Biden's Bagram Blunder Surpasses Custer at Little Big Horn, Lee at Gettysburg
American MRAP (Mine-Resistant-Ambush-Protected) vehicles lined up at Bagram airbase in Afghanistan left behind for the Taliban
Article by Mark Tapscott in PJMedia
Biden's Bagram Blunder Surpasses Custer at Little Big Horn, Lee at Gettysburg
Gen. George Custer was in such a hurry to catch Sitting Bull and the Sioux warriors that he ignored orders to wait for reinforcements and instead charged headlong into an attack that ultimately led to his death and that of every one of his men at the Battle of the Little Big Horn.
Gen.
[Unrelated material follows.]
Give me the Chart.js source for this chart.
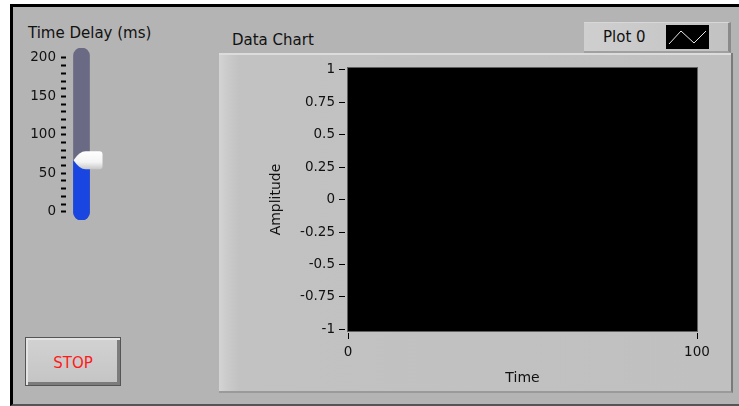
<!DOCTYPE html>
<html>
<head>
<meta charset="utf-8">
<script src="https://cdn.jsdelivr.net/npm/chart.js@4"></script>
<style>
  html, body { margin: 0; padding: 0; background: #ffffff; }
  body { width: 739px; height: 406px; position: relative; overflow: hidden; font-family: "DejaVu Sans", sans-serif; }
  #panel { position: absolute; left: 10px; top: 4px; width: 740px; height: 397px; background: #b4b4b4;
           border-left: 3px solid #000; border-top: 3px solid #000; border-bottom: 2px solid #555; }
  .lbl { position: absolute; font-size: 15px; color: #111; white-space: nowrap; }
  #frame { position: absolute; left: 219px; top: 53px; width: 514px; height: 340px;
           background: linear-gradient(to right, #d4d4d4 0px, #cbcbcb 8px, #c2c2c2 20px, #c0c0c0 100%);
           border-right: 2px solid #7a7a7a; border-bottom: 2px solid #9a9a9a; box-sizing: border-box; }
  #frameTop { position: absolute; left: 219px; top: 53px; width: 512px; height: 2px; background: #dcdcdc; }
  #legend { position: absolute; left: 584px; top: 22px; width: 147px; height: 31px; box-sizing: border-box;
            background: linear-gradient(to right, #cfcfcf, #c2c2c2); border-right: 3px solid #8a8a8a; border-top: 1px solid #d8d8d8; border-bottom: 2px solid #a0a0a0; }
  #legText { position: absolute; left: 19px; top: 5px; font-size: 15px; color: #111; }
  #legSwatch { position: absolute; left: 82px; top: 2px; width: 43px; height: 24px; background: #000; }
  #stop { position: absolute; left: 25px; top: 337px; width: 96px; height: 49px; box-sizing: border-box;
          background: linear-gradient(#d2d2d2, #c4c4c4); border: 1px solid #555;
          box-shadow: inset 2px 2px 0 #e4e4e4, inset -3px -3px 0 #7c7c7c; 
          color: #ff1a1a; font-size: 15px; text-align: center; line-height: 50px; }
  canvas { position: absolute; }
</style>
</head>
<body>
<div id="panel"></div>
<div class="lbl" id="sliderLabel" style="left:28px; top:24px;"></div>
<div id="frame"></div>
<div id="frameTop"></div>
<div class="lbl" id="chartLabel" style="left:232px; top:31px;"></div>
<div id="legend"><span id="legText"></span><canvas id="legSwatch" width="43" height="24"></canvas></div>
<div id="stop"></div>
<div style="position:absolute;left:20px;top:41px;width:90px;height:190px;"><canvas id="slider"></canvas></div>
<div style="position:absolute;left:219px;top:53px;width:514px;height:340px;"><canvas id="chart"></canvas></div>
<script>
// ---- data ----
const sliderTitle = "Time Delay (ms)";
const sliderTickValues = [0, 50, 100, 150, 200];
const sliderValue = [67];
const chartTitle = "Data Chart";
const seriesNames = ["Plot 0"];
const plot0Values = [];           // chart is empty
const xTickValues = [0, 100];
const yTickValues = [1, 0.75, 0.5, 0.25, 0, -0.25, -0.5, -0.75, -1];
const xAxisTitle = "Time";
const yAxisTitle = "Amplitude";
const buttonText = "STOP";

document.getElementById('sliderLabel').textContent = sliderTitle;
document.getElementById('chartLabel').textContent = chartTitle;
document.getElementById('legText').textContent = seriesNames[0];
document.getElementById('stop').textContent = buttonText;

// legend swatch: small white triangle-wave glyph
(function(){
  const c = document.getElementById('legSwatch').getContext('2d');
  c.fillStyle = '#000'; c.fillRect(0,0,43,24);
  c.strokeStyle = '#e8e8e8'; c.lineWidth = 1;
  c.beginPath(); c.moveTo(3,19); c.lineTo(15,6); c.lineTo(28,18); c.lineTo(40,6); c.stroke();
})();

const FONT = { family: "DejaVu Sans", size: 13.5 };
const TFONT = { family: "DejaVu Sans", size: 14 };

// ---- main chart ----
const plotBg = {
  id: 'plotBg',
  beforeDraw(chart) {
    const a = chart.chartArea, ctx = chart.ctx;
    ctx.save();
    ctx.fillStyle = '#000';
    ctx.fillRect(a.left, a.top, a.right - a.left, a.bottom - a.top);
    ctx.strokeStyle = '#606060'; ctx.lineWidth = 1;
    ctx.strokeRect(a.left - 0.5, a.top - 0.5, a.right - a.left + 1, a.bottom - a.top + 1);
    ctx.restore();
  }
};

new Chart(document.getElementById('chart'), {
  type: 'line',
  data: { datasets: [{ label: seriesNames[0], data: plot0Values, borderColor: '#ffffff', borderWidth: 1, pointRadius: 0 }] },
  options: {
    responsive: true, maintainAspectRatio: false, animation: false,
    layout: { padding: { left: 49, right: 36, top: 15, bottom: 0 } },
    plugins: { legend: { display: false }, tooltip: { enabled: false } },
    scales: {
      x: {
        type: 'linear', min: 0, max: 100,
        afterBuildTicks(s) { s.ticks = xTickValues.map(v => ({ value: v })); },
        afterFit(s) { s.height = 62; },
        grid: { display: true, drawOnChartArea: false, drawTicks: true, tickLength: 8, tickColor: '#000', tickWidth: 1, tickBorderDash: [0, 2, 6, 100] },
        border: { display: false },
        ticks: { color: '#111', font: FONT, padding: 5, maxRotation: 0 },
        title: { display: true, text: xAxisTitle, color: '#111', font: TFONT, padding: { top: 0, bottom: 6 } }
      },
      y: {
        type: 'linear', min: -1.013, max: 1.015,
        afterBuildTicks(s) { s.ticks = yTickValues.map(v => ({ value: v })); },
        afterFit(s) { s.width = 80; },
        grid: { display: true, drawOnChartArea: false, drawTicks: true, tickLength: 9, tickColor: '#000', tickWidth: 1, tickBorderDash: [6, 100] },
        border: { display: false },
        ticks: { color: '#111', font: FONT, padding: 4, callback: v => String(v) },
        title: { display: true, text: yAxisTitle, color: '#111', font: TFONT, padding: { top: 0, bottom: 0 } }
      }
    }
  },
  plugins: [plotBg]
});

// ---- slider (vertical fill bar) ----
const thumb = {
  id: 'thumb',
  afterDatasetsDraw(chart) {
    const ctx = chart.ctx;
    const y = chart.scales.y.getPixelForValue(sliderValue[0]);
    const x = chart.scales.x.getPixelForValue(0);
    const l = x - 8, r = x + 21, t = y - 9, b = y + 9;
    ctx.save();
    const g = ctx.createLinearGradient(0, t, 0, b);
    g.addColorStop(0, '#ffffff'); g.addColorStop(0.6, '#f4f4f4'); g.addColorStop(1, '#c8c8c8');
    ctx.fillStyle = g;
    ctx.beginPath();
    ctx.moveTo(l, y);
    ctx.quadraticCurveTo(l + 6, t, l + 12, t);
    ctx.lineTo(r - 3, t);
    ctx.quadraticCurveTo(r, t, r, t + 3);
    ctx.lineTo(r, b - 3);
    ctx.quadraticCurveTo(r, b, r - 3, b);
    ctx.lineTo(l + 12, b);
    ctx.quadraticCurveTo(l + 6, b, l, y);
    ctx.closePath();
    ctx.fill();
    ctx.restore();
  }
};

new Chart(document.getElementById('slider'), {
  type: 'bar',
  data: {
    labels: [sliderTitle],
    datasets: [
      { data: [[-10.8, 213]], backgroundColor: '#6a6a84', borderRadius: 8, borderSkipped: false, barThickness: 16, grouped: false, order: 2 },
      { data: [[-10.8, sliderValue[0]]], backgroundColor: '#1946e0', borderRadius: { topLeft: 0, topRight: 0, bottomLeft: 8, bottomRight: 8 }, borderSkipped: false, barThickness: 16, grouped: false, order: 1 }
    ]
  },
  options: {
    responsive: true, maintainAspectRatio: false, animation: false,
    layout: { padding: { left: 0, right: 15, top: 7, bottom: 11 } },
    plugins: { legend: { display: false }, tooltip: { enabled: false } },
    scales: {
      x: { display: false },
      y: {
        min: -10.8, max: 213,
        afterBuildTicks(s) { const t = []; for (let v = 0; v <= 200; v += 10) t.push({ value: v }); s.ticks = t; },
        afterFit(s) { s.width = 48; s.paddingTop = 0; s.paddingBottom = 0; },
        grid: { display: true, drawOnChartArea: false, drawTicks: true, tickLength: 7, tickColor: '#000', tickWidth: 2, tickBorderDash: [5, 100] },
        border: { display: false },
        ticks: { color: '#111', font: FONT, padding: 5, autoSkip: false,
                 callback: v => sliderTickValues.includes(v) ? String(v) : '' }
      }
    }
  },
  plugins: [thumb]
});
</script>
</body>
</html>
Robert E. Lee massed nine Confederate brigades to charge into the center of the Union line in the doomed Pickett’s Charge on the third day at the Battle of Gettysburg.
Lee had too much confidence in his troops, failed to commit enough of them to the action to have a realistic chance of success, and sent them across a wide-open field that turned into an extended shooting gallery for Union soldiers and artillery. The Confederacy never recovered.
Add now to the list of men responsible for the worst military blunders in American history President Joe Biden’s decisions to abandon Bagram Air Base in Afghanistan and to commence the U.S. withdrawal during the fighting season for that perpetually war-ravaged region of Central Asia.
The Bagram abandonment — done in the dead of night without forewarning to the Afghan national government that we supported and without the prior removal of valuable equipment — is so obvious and colossal a blunder as to defy rational explanation.
Biden claimed Thursday that he asked his military advisers — primarily the Joint Chiefs of Staff and the Secretary of Defense — about the advisability of pulling out of Bagram and they told him not to worry.
If that is true — and I pray to God that Biden was either lying to cover his posterior or simply misunderstood what they said — then every one of those men should be fired from their posts and discharged from the U.S. military. Here’s why:
Bagram was the largest U.S. base in Central Asia, a veritable nuclear carrier of U.S. power in the middle of a sea of adversaries, including Russia, China, and Iran. With Bagram intact, the U.S. could have credibly threatened the Taliban with massive precision air bombardment that would have slowed or stopped the terrorists’ drive to Kabul.
Those same air capabilities would also have continued to be available to support the Afghan National Army that absolutely depended upon U.S. air cover to have a fighting chance against the Taliban. At the very least, the Taliban would not now control Kabul and there would be no humiliating August 31 “red line” for the U.S. to complete its withdrawal.
And think about this: Keeping Bagram throughout the withdrawal, however long it took, would have preserved U.S. intelligence capabilities that would have aided keeping the Taliban honest and preserving at least some tactical advantages for the Afghan army.
That Biden irresponsibly tossed those resources and capabilities away simply defies comprehension except in the context of either a tragic inability to comprehend the stakes involved or a panicky desire to get out of Dodge no matter the cost in U.S. and Afghan lives, or to American honor.
There is another side to the Biden Bagram blunder that could prove to be the most significant loss in the long run, and that is the thousands of Humvees, armored personnel carriers and other military vehicles, stacks and stacks of advanced U.S. firearms, support equipment and so much more at Bagram and supplied to the Afghan Army elsewhere in Afghanistan from 2003 to 2016.
There are also the dozens of heavy transport choppers, Black Hawk helicopters, and A-29 Super Tucano fixed-wing attack aircraft. Nobody expects the Taliban to immediately field these aircraft with pilots. They don’t have them, but you can be sure the Russians and Chinese are more than happy to provide the training and perhaps even supply their own nationals at the controls.
By leaving so much sophisticated U.S. military equipment behind, Biden has given the Taliban the opportunity to become a far more formidable force than it ever could have previously imagined.
Yes, keeping Bagram would have required a larger U.S. military presence, at least temporarily, and it would have put U.S. forces in a confined area subject to incessant ground, rocket and artillery attacks that could be extremely costly in a siege situation.
But when one side’s forces are concentrated in such a manner, the attacking forces must also concentrate, and that makes them sitting ducks for U.S. targeting and air power. Keeping Bagram would not have been a Khe Sanh situation because the Taliban lacks the massive manpower and other resources that were available to the North Vietnamese.
And finally, the context for Biden’s Bagram Blunder was fixed by his decision to withdraw during the fighting season, a time for which the Taliban had prepared and planned. The timing could not have been worse for the U.S. or the Afghan army.
Military strategists argue endlessly about the lessons of this battle and that decision. Cannae and Carrhae, Napoleon in the dead of the Russian winter, the Charge of the Light Brigade at Balaclava. What they won’t be debating is that Biden’s Bagram Blunder deserves to be near the top of the list.